如果您使用的是自托管 ClickHouse,则连接详细信息由您的 ClickHouse 管理员设置。

在 Superset 中,可以通过选择数据库类型,然后提供连接详细信息来添加数据库。打开 Superset 并查找+,它有一个包含数据连接数据库选项的菜单。

Add a database

从列表中选择ClickHouse Connect

Choose clickhouse connect as database type

注意

如果您的选项中没有ClickHouse Connect,则需要安装它。命令为 pip install clickhouse-connect,更多信息请点击此处查看

添加您的连接详细信息:

提示

连接到 ClickHouse Cloud 或其他强制使用 SSL 的 ClickHouse 系统时,请确保已开启SSL

Add ClickHouse as a Superset data source

将表格cell_towers添加为 Superset 数据集

在 Superset 中,数据集映射到数据库中的一个表。点击添加数据集,选择您的 ClickHouse 服务、包含您表的数据库(default)并选择cell_towers

Add cell_towers table as a dataset

创建一些图表

在 Superset 中选择添加图表时,您必须指定数据集(cell_towers)和图表类型。由于 OpenCelliD 数据集提供了蜂窝基站的经度和纬度坐标,我们将创建一个地图图表。deck.gL Scatterplot 类型适用于此数据集,因为它可以很好地处理地图上的密集数据点。

Create a map in Superset

指定用于地图的查询

deck.gl Scatterplot 需要经度和纬度,并且还可以将一个或多个过滤器应用于查询。

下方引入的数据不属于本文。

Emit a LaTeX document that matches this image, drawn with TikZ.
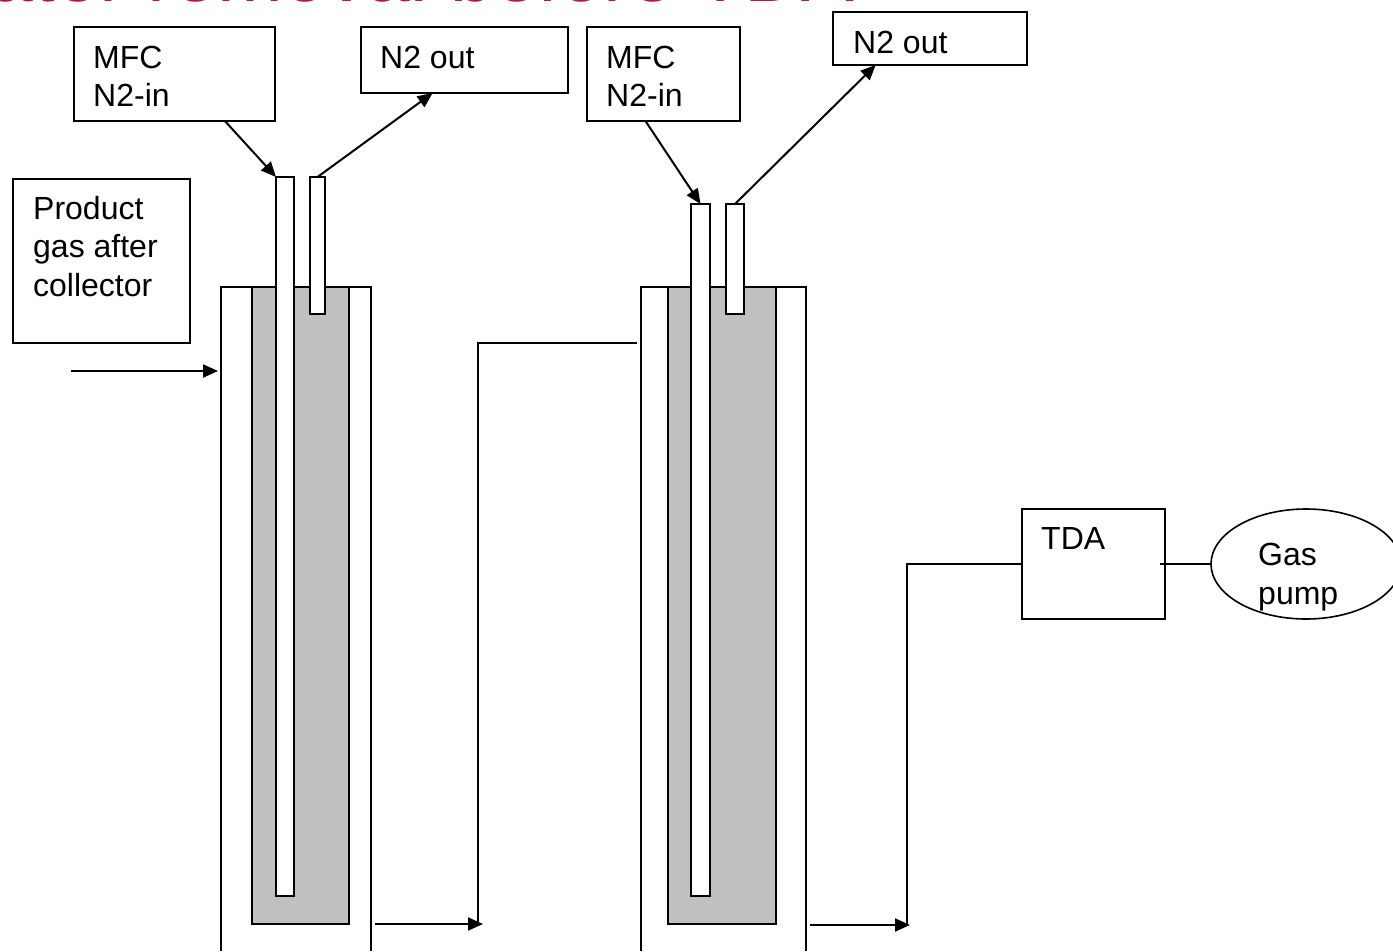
\documentclass[tikz,border=0pt]{standalone}
\usepackage{fontspec}
\setmainfont{Liberation Sans}
\usepackage{xcolor}
\usetikzlibrary{arrows.meta}
\usetikzlibrary{shapes.geometric}
\definecolor{titlered}{HTML}{C01436}
\definecolor{coregray}{HTML}{C0C0C0}
\tikzset{
  label box/.style={draw, line width=1.7pt, fill=white, anchor=north west, inner sep=0pt, outer sep=0pt},
  box text/.style={anchor=north west, inner sep=0pt, align=left, font=\fontsize{32}{37.5}\selectfont},
  core/.style={draw, line width=1.7pt, fill=coregray, anchor=north west, inner sep=0pt, outer sep=0pt},
  tube/.style={draw, line width=1.7pt, fill=white, anchor=north west, inner sep=0pt, outer sep=0pt},
  pipe/.style={line width=2pt},
  flow/.style={line width=2pt, -{Triangle[length=15pt,width=13pt]}},
}

\begin{document}
\begin{tikzpicture}[x=1pt, y=-1pt]
  \useasboundingbox (0,0) rectangle (1393,951);
  % title, cut by the top edge
  \node[anchor=base west, inner sep=0pt, text=titlered, font=\fontsize{79}{79}\selectfont] (title) at (-11,1) {ater removal before TDA};

  % left vessel
  \draw[pipe] (221,951) -- (221,287) -- (371,287) -- (371,951);
  \node[core, minimum width=97pt, minimum height=637pt] (coreA) at (252,287) {};
  \node[tube, minimum width=18pt, minimum height=719pt] (tubeA) at (276,177) {};
  \node[tube, minimum width=15pt, minimum height=137pt] (ventA) at (310,177) {};

  % right vessel
  \draw[pipe] (641,951) -- (641,287) -- (806,287) -- (806,951);
  \node[core, minimum width=108pt, minimum height=637pt] (coreB) at (668,287) {};
  \node[tube, minimum width=19pt, minimum height=692pt] (tubeB) at (691,204) {};
  \node[tube, minimum width=18pt, minimum height=110pt] (ventB) at (726,204) {};

  % boxes
  \node[label box, minimum width=201pt, minimum height=94pt] (mfcA) at (74,27) {};
  \node[box text] (mfcAtext) at (93,46) {MFC\\N2-in};
  \node[label box, minimum width=207pt, minimum height=66pt] (outA) at (361,27) {};
  \node[box text] (outAtext) at (380,46) {N2 out};
  \node[label box, minimum width=153pt, minimum height=94pt] (mfcB) at (587,27) {};
  \node[box text] (mfcBtext) at (606,46) {MFC\\N2-in};
  \node[label box, minimum width=194pt, minimum height=53pt] (outB) at (833,12) {};
  \node[box text] (outBtext) at (853,31) {N2 out};
  \node[label box, minimum width=177pt, minimum height=164pt] (gasbox) at (13,179) {};
  \node[box text, font=\fontsize{32}{38.5}\selectfont] (gastext) at (33,196) {Product\\gas after\\collector};
  \node[label box, minimum width=143pt, minimum height=110pt] (tda) at (1022,509) {};
  \node[box text] (tdatext) at (1041,527) {TDA};
  \node[ellipse, draw, line width=1.6pt, minimum width=190pt, minimum height=110pt, inner sep=0pt, outer sep=0pt] (pump) at (1306,564) {};
  \node[box text, font=\fontsize{32}{39}\selectfont] (pumptext) at (1258,543) {Gas\\pump};

  % free ends of the pipes
  \coordinate (feedA) at (71,371);
  \coordinate (feedB) at (218,371);
  \coordinate (exitA) at (375,924);
  \coordinate (exitB) at (483,924);
  \coordinate (riseA) at (478,924);
  \coordinate (riseB) at (478,343);
  \coordinate (inB) at (637,343);
  \coordinate (exitC) at (810,925);
  \coordinate (exitD) at (910,925);
  \coordinate (riseC) at (907,925);
  \coordinate (riseD) at (907,564);
  \coordinate (tdaIn) at (1022,564);
  \coordinate (tdaOut) at (1160,564);

  % connectors
  \draw[flow] (mfcA.-43) -- (tubeA.north west);
  \draw[flow] (ventA.north) -- (outA.-134);
  \draw[flow] (mfcB.-111.5) -- (tubeB.north);
  \draw[flow] (ventB.north) -- (outB.-154.6);
  \draw[flow] (feedA) -- (feedB);
  \draw[pipe] (inB) -- (riseB) -- (riseA);
  \draw[pipe] (tdaIn) -- (riseD) -- (riseC);
  \draw[flow] (exitA) -- (exitB);
  \draw[flow] (exitC) -- (exitD);
  \draw[pipe] (tdaOut) -- (pump.west);
\end{tikzpicture}
\end{document}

在此示例中,应用了两个过滤器,一个用于具有 UMTS 无线电的蜂窝基站,另一个用于分配给荷兰的移动国家代码。

字段lonlat包含经度和纬度

Specify longitude and latitude fields

添加一个过滤器,其中mcc = 204(或替换任何其他mcc值)

Filter on MCC 204

添加一个过滤器,其中radio = 'UMTS'(或替换任何其他radio值,您可以在DESCRIBE TABLE cell_towers的输出中看到这些选项)

Filter on radio = UMTS

这是过滤radio = 'UMTS'mcc = 204的图表的完整配置

Chart for UMTS radios in MCC 204

点击更新图表以呈现可视化效果。

将图表添加到仪表盘

此屏幕截图显示了具有 LTE、UMTS 和 GSM 无线电的蜂窝基站位置。所有图表都是以相同的方式创建的,并且都添加到仪表盘中。

Dashboard of cell towers by radio type in mcc 204

提示

数据也可用于Playground中的交互式查询。

示例将为您填充用户名甚至查询。

虽然您无法在 Playground 中创建表,但您可以运行所有查询,甚至可以使用 Superset(调整主机名和端口号)。